My goal, as I finish this program, is to continue to look for leadership opportunities that I can take an active role in while still being a classroom teacher. I know, without a doubt, that remaining in the classroom with my students is what I am meant to do. But, now knowing that I can become an effective teacher leader has inspired me to think outside of the box. To continue with my professional development, I plan to continue attending workshops and conferences where I can bring valuable teaching strategies and resources back to my colleagues. I also plan to work towards a second master’s degree.

Continuing to learn and expand my knowledge in best practices of teaching and leading are extremely important to me, and I look forward to continuing my journey as an elementary teacher with many more tools in my teaching toolbox.

Students in the C&I program are empowered to have meaningful  personal input into their learning, and their suggestions for improving the program are welcome and taken to heart. Though they have earned their Master’s degree, they will always remain a valued member of the Concordia family and learning community. This parting comment by Shawn P (Cohort 1 Spring 2012) sums up why a C&I Master’s degree.

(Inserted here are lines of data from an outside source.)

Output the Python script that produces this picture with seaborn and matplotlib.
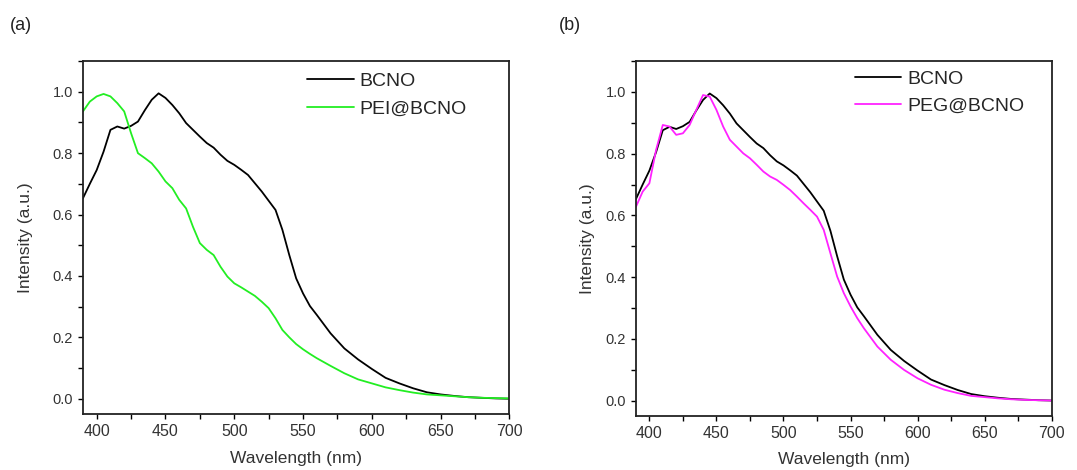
import numpy as np
import pandas as pd
import matplotlib.pyplot as plt
import seaborn as sns
from matplotlib.ticker import MultipleLocator

# --------------------------------------------------
# Dados
# --------------------------------------------------
wavelength = [390, 395, 400, 405, 410, 415, 420, 425, 430, 435, 440, 445, 450,
              455, 460, 465, 470, 475, 480, 485, 490, 495, 500, 505, 510, 515,
              520, 525, 530, 535, 540, 545, 550, 555, 560, 570, 580, 590, 600,
              610, 620, 630, 640, 650, 660, 670, 680, 690, 700]

bcno = [0.653, 0.700, 0.745, 0.805, 0.876, 0.887, 0.880, 0.889, 0.903, 0.940,
        0.974, 0.995, 0.980, 0.957, 0.930, 0.898, 0.876, 0.854, 0.833, 0.818,
        0.795, 0.775, 0.762, 0.746, 0.729, 0.702, 0.675, 0.645, 0.615, 0.550,
        0.468, 0.392, 0.343, 0.302, 0.273, 0.213, 0.164, 0.128, 0.097, 0.068,
        0.050, 0.034, 0.021, 0.014, 0.009, 0.005, 0.003, 0.001, 0.000]

pei_bcno = [0.936, 0.968, 0.985, 0.993, 0.985, 0.963, 0.936, 0.865, 0.800,
            0.784, 0.767, 0.740, 0.708, 0.686, 0.648, 0.620, 0.560, 0.507,
            0.485, 0.468, 0.430, 0.398, 0.376, 0.363, 0.349, 0.335, 0.316,
            0.295, 0.262, 0.224, 0.200, 0.178, 0.161, 0.146, 0.132, 0.107,
            0.083, 0.063, 0.050, 0.037, 0.028, 0.020, 0.014, 0.011, 0.008,
            0.005, 0.003, 0.002, 0.001]

peg_bcno = [0.628, 0.677, 0.704, 0.812, 0.893, 0.888, 0.861, 0.866, 0.893,
            0.942, 0.990, 0.985, 0.942, 0.888, 0.845, 0.823, 0.801, 0.785,
            0.764, 0.742, 0.726, 0.715, 0.699, 0.682, 0.661, 0.639, 0.618,
            0.596, 0.553, 0.477, 0.402, 0.348, 0.305, 0.267, 0.234, 0.175,
            0.132, 0.099, 0.072, 0.051, 0.035, 0.024, 0.015, 0.011, 0.007,
            0.004, 0.002, 0.001, 0.000]

x_ticks = [400, 450, 500, 550, 600, 650, 700]
y_ticks = [0.0, 0.2, 0.4, 0.6, 0.8, 1.0]

df_a = pd.DataFrame({
    "Wavelength": wavelength * 2,
    "Intensity": bcno + pei_bcno,
    "Amostra": ["BCNO"] * len(wavelength) + ["PEI@BCNO"] * len(wavelength),
})
df_b = pd.DataFrame({
    "Wavelength": wavelength * 2,
    "Intensity": bcno + peg_bcno,
    "Amostra": ["BCNO"] * len(wavelength) + ["PEG@BCNO"] * len(wavelength),
})

sns.set_style("ticks")
plt.rcParams["font.family"] = ["Liberation Sans", "DejaVu Sans"]

fig = plt.figure(figsize=(10.77, 4.70), dpi=100)
ax_a = fig.add_axes([0.077, 0.119, 0.396, 0.751])
ax_b = fig.add_axes([0.5905, 0.115, 0.386, 0.755])

paineis = [
    (ax_a, df_a, {"BCNO": "black", "PEI@BCNO": "#22ee22"}, 0.525, 0.968, "(a)", 0.009, 14),
    (ax_b, df_b, {"BCNO": "black", "PEG@BCNO": "#ff22ff"}, 0.526, 0.975, "(b)", 0.519, 8),
]

for ax, df, cores, lx, ly, letra, px, ypad in paineis:
    sns.lineplot(data=df, x="Wavelength", y="Intensity", hue="Amostra",
                 palette=cores, estimator=None, linewidth=1.3, ax=ax)
    ax.set_xlim(390, 700)
    ax.set_ylim(-0.05, 1.1)
    ax.set_xticks(x_ticks)
    ax.set_yticks(y_ticks)
    ax.set_yticklabels([f"{v:.1f}" for v in y_ticks])
    ax.xaxis.set_minor_locator(MultipleLocator(25))
    ax.yaxis.set_minor_locator(MultipleLocator(0.1))
    ax.tick_params(which="both", direction="out", length=3.5, width=1,
                   color="black", labelcolor="#333333",
                   top=False, right=False)
    ax.tick_params(axis="x", labelsize=11.5, pad=4)
    ax.tick_params(axis="y", labelsize=10.5, pad=3.5)
    for sp in ax.spines.values():
        sp.set_visible(True)
        sp.set_linewidth(1.3)
        sp.set_color("#222222")
    ax.set_xlabel("Wavelength (nm)", fontsize=12.5, color="#333333", labelpad=8)
    ax.set_ylabel("Intensity (a.u.)", fontsize=12.5, color="#333333", labelpad=ypad)

    handles, labels = ax.get_legend_handles_labels()
    ax.legend(handles, labels, loc="upper left", bbox_to_anchor=(lx, ly),
              frameon=False, fontsize=14, handlelength=2.4, handletextpad=0.3,
              labelspacing=0.5, borderpad=0, borderaxespad=0)

    fig.text(px, 0.945, letra, fontsize=13, color="#222222", va="center")

plt.savefig("out.png", dpi=100)
plt.close()
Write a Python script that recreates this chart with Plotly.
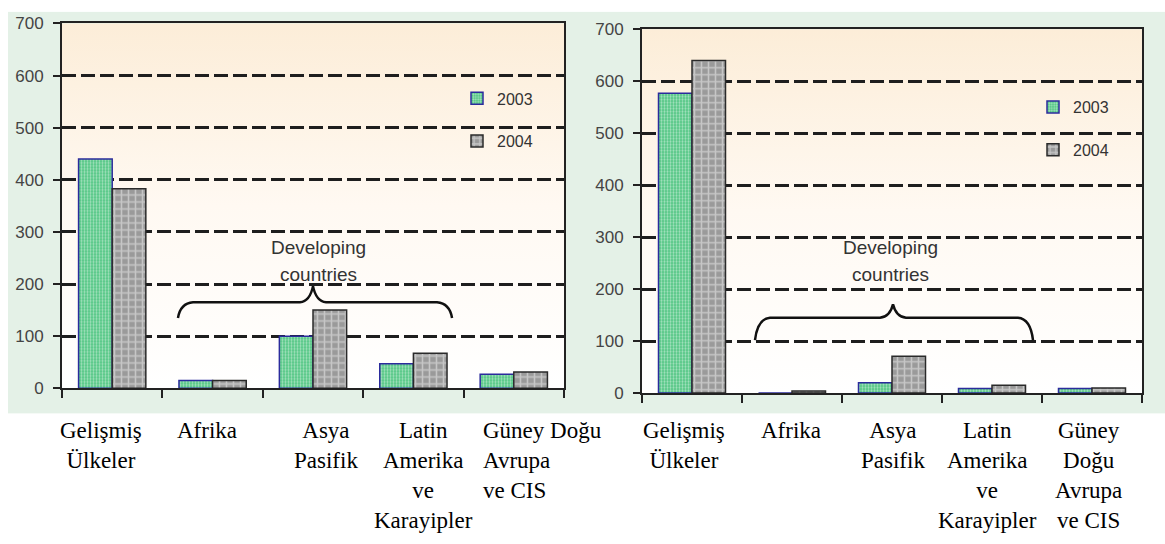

“Concordia’s program is challenging, rigorous, it stretches and pulls you. I felt the impact of this program from the beginning, but what a difference it has made. The knowledge base, confidence and leadership skills I’ve acquired are immense.

With each class I gained. Whether it be knowledge, skill, perspective or discipline I grew. The instructors are all well prepared, trained and good leaders. People often ask me what I think of the program at Concordia. I tell them what a positive experience it has been. I tell them I feel like I’ve grown in many ways. I tell them that I feel like I know how to lead.”